If you included your spouse and/or minor children as owners in the tapu they are also eligible for this permit, if not they can apply for a family residence permit.


Haggling

Nearly every travel blog about Turkey will tell you to haggle with street or market vendors when buying souvenirs. They aren’t wrong, you should do it.

The same is true for the property market too. Socially unacceptable in some places, haggling or bargaining is an essential part of the Turkish culture when it comes to market transactions. It is customary and expected.

Considering the amount of funds involved in buying real estate, you can save yourself a buck or two.


Safety

It’s quite safe for foreigners to buy property in Turkey.

The authorities installed some requirements aimed at preventing instances of fraud, which if happen are a rather huge exception to the rule.

There is a compulsory appraisal by a certified examiner who inspects both the property and relevant documentation to make sure the value is appropriate.

The foreigners, who do not speak Turkish, also must be accompanied by a professional translator during the official procedure of obtaining the title deed and transfer of ownership, i.e. the final step of the buying process.


Easy process

In addition to safety, the process of purchasing real estate in Turkey is relatively simple.

There are understandable steps, no over-the-top requirements and the document package is quite standard.

The process is also rather quick. Mere days could pass between you and the seller shaking hands on the price, and you holding the title deed, having already completed the acquisition.


Info and professional help

Though buying property in Turkey is safe and easy, it’s still important to get relevant information from reliable sources and get assistance from trusted real estate agents.

Providing unbiased and up-to-date information to potential buyers, Zingat also works with professional and well-established real estate agents who know how to make this process barely a chore for you.


Side expenses

There are some official fees and other expenses involved in buying a property in Turkey.

The “official costs” include the title deed fee (“tapu harcı” in Turkish), the circulating capital fee and the service charge. The title deed fee is 4% of the property’s value (i.e. agreed price) and has to be equally shared by both buyer and seller, so each pays 2%. The circulating capital fee and the service charge, paid by the buyer, both cost a little less than TL 200 regardless of the property’s value.

To get the title deed you must also enroll for the compulsory earthquake insurance, known as DASK, whose cost depends on the property.

Foreigners-specific expenses would be the aforementioned property appraisal and the translation services during the tapu transfer, the cost of which would depend on their individual rates.

Some smaller expenses include the notarized passport translation and biometric photos.

If you are using the services of a real estate agent there is also a payment for that, which usually works exactly the same as the title deed fee – 4% of the property’s value in total, 2% apiece for buyer and seller.

Together all the “side expenses” should come to around 5-6% of the property’s price.


Land restrictions

If you are considering buying land Turkey, you should know there are a few restrictions for foreigners.

Firstly, foreigners can own only up to 30 hectares of land in Turkey.
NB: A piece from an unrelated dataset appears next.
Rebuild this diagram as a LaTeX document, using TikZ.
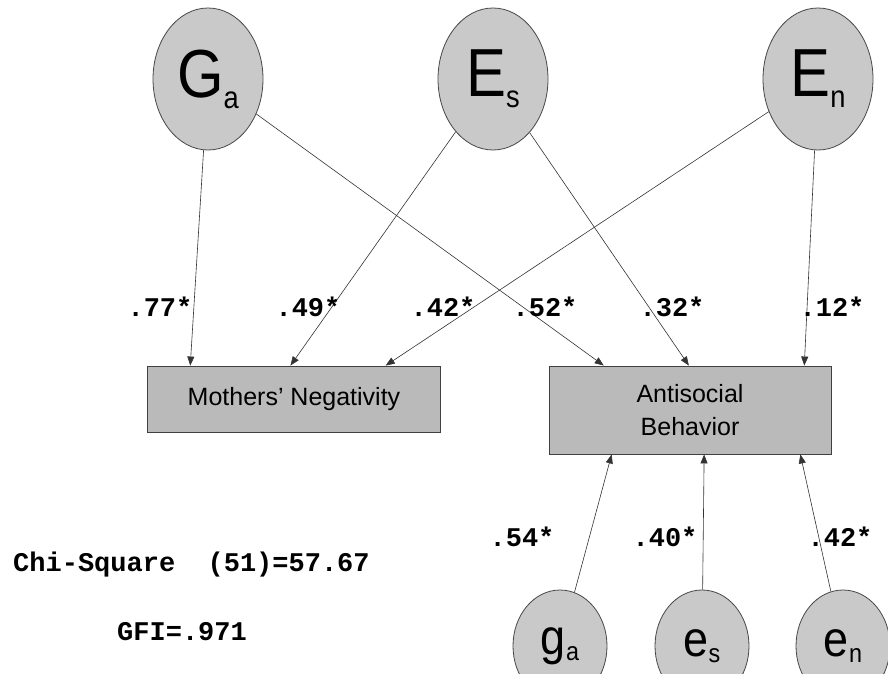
\documentclass[tikz,border=0pt]{standalone}
\usepackage{fontspec}
\setmainfont{Liberation Sans}
\newfontfamily\codefont{Liberation Mono}
\usetikzlibrary{shapes.geometric,arrows.meta,calc}

% latent variable labels: large letter with a lowered subscript
\newcommand{\biglat}[2]{\scalebox{0.88}[1]{\fontsize{68}{68}\selectfont #1}\raisebox{-11pt}{\scalebox{0.88}[1]{\fontsize{31}{31}\selectfont #2}}}
\newcommand{\smalllat}[2]{\scalebox{0.9}[1]{\fontsize{50}{50}\selectfont #1}\raisebox{-6pt}{\scalebox{0.9}[1]{\fontsize{26}{26}\selectfont #2}}}

\begin{document}
\begin{tikzpicture}[x=1pt,y=-1pt,
  latent/.style={ellipse, draw=black!72, fill=black!21, line width=0.8pt,
    minimum width=110pt, minimum height=142pt, inner sep=0pt},
  resid/.style={ellipse, draw=black!72, fill=black!21, line width=0.8pt,
    minimum width=94pt, minimum height=112pt, inner sep=0pt},
  measure/.style={rectangle, draw=black!75, fill=black!27, line width=0.9pt,
    inner sep=0pt, font=\fontsize{25}{33}\selectfont, align=center},
  pathline/.style={draw=black!80, line width=0.6pt,
    -{Triangle[length=9pt,width=7pt]}},
  coef/.style={font=\codefont\bfseries\fontsize{27}{29}\selectfont, inner sep=0pt},
  fitstat/.style={font=\codefont\bfseries\fontsize{27}{29}\selectfont, inner sep=0pt, anchor=west}
]
\useasboundingbox (0,0) rectangle (888,674);
\clip (0,0) rectangle (888,674);
\fill[white] (0,0) rectangle (888,674);

% latent factors
\node[latent] (Ga) at (208,79) {\biglat{G}{a}};
\node[latent] (Es) at (493,79) {\biglat{E}{s}};
\node[latent] (En) at (818,79) {\biglat{E}{n}};

% measured variables
\node[measure, minimum width=293pt, minimum height=66pt] (MN) at (294,399) {Mothers' Negativity};
\node[measure, minimum width=282pt, minimum height=88pt] (AB) at (690,410) {Antisocial\\Behavior};

% specific factors
\node[resid] (ga) at (560,646) {\smalllat{g}{a}};
\node[resid] (es) at (702,646) {\smalllat{e}{s}};
\node[resid] (en) at (843,646) {\smalllat{e}{n}};

% paths into mothers' negativity
\draw[pathline] (Ga) -- ($(MN.north west)!0.147!(MN.north east)$);
\draw[pathline] (Es) -- ($(MN.north west)!0.488!(MN.north east)$);
\draw[pathline] (En) -- ($(MN.north west)!0.812!(MN.north east)$);

% paths into antisocial behavior
\draw[pathline] (Ga) -- ($(AB.north west)!0.195!(AB.north east)$);
\draw[pathline] (Es) -- ($(AB.north west)!0.496!(AB.north east)$);
\draw[pathline] (En) -- ($(AB.north west)!0.904!(AB.north east)$);

\draw[pathline] (ga) -- ($(AB.south west)!0.223!(AB.south east)$);
\draw[pathline] (es) -- ($(AB.south west)!0.550!(AB.south east)$);
\draw[pathline] (en) -- ($(AB.south west)!0.890!(AB.south east)$);

% coefficients
\node[coef] (c1) at (160,307) {.77*};
\node[coef] (c2) at (308,307) {.49*};
\node[coef] (c3) at (443,307) {.42*};
\node[coef] (c4) at (545,307) {.52*};
\node[coef] (c5) at (672,307) {.32*};
\node[coef] (c6) at (832,307) {.12*};
\node[coef] (c7) at (522,537) {.54*};
\node[coef] (c8) at (665,537) {.40*};
\node[coef] (c9) at (840,537) {.42*};

% fit statistics
\node[fitstat] (chi) at (13,565) {Chi-Square\ \ (51)=57.67};
\node[fitstat] (gfi) at (117,632) {GFI=.971};
\end{tikzpicture}
\end{document}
To buy more a special, hard-to-get permission from the government is needed.

Foreigners also cannot own more than 10% of the total area available for private ownership in the land property’s administrative district. For example, a small Turkish town has 200 hectares of land that can be privately owned, and a foreigner looking to buy land in that town can only purchase the maximum of 20 hectares there.

Moreover, if there was no prior construction on the land a foreigner bought, they must submit a development plan for that land to the authorities within two years of purchase.

Special military and security zones are, understandably, off the limits. There are also very few country-specific restrictions on land purchase.

For obvious reasons, buying real estate in a foreign country is a big decision that requires careful consideration. However, if you are equipped with useful and relevant information this process becomes a lot simpler and more understandable.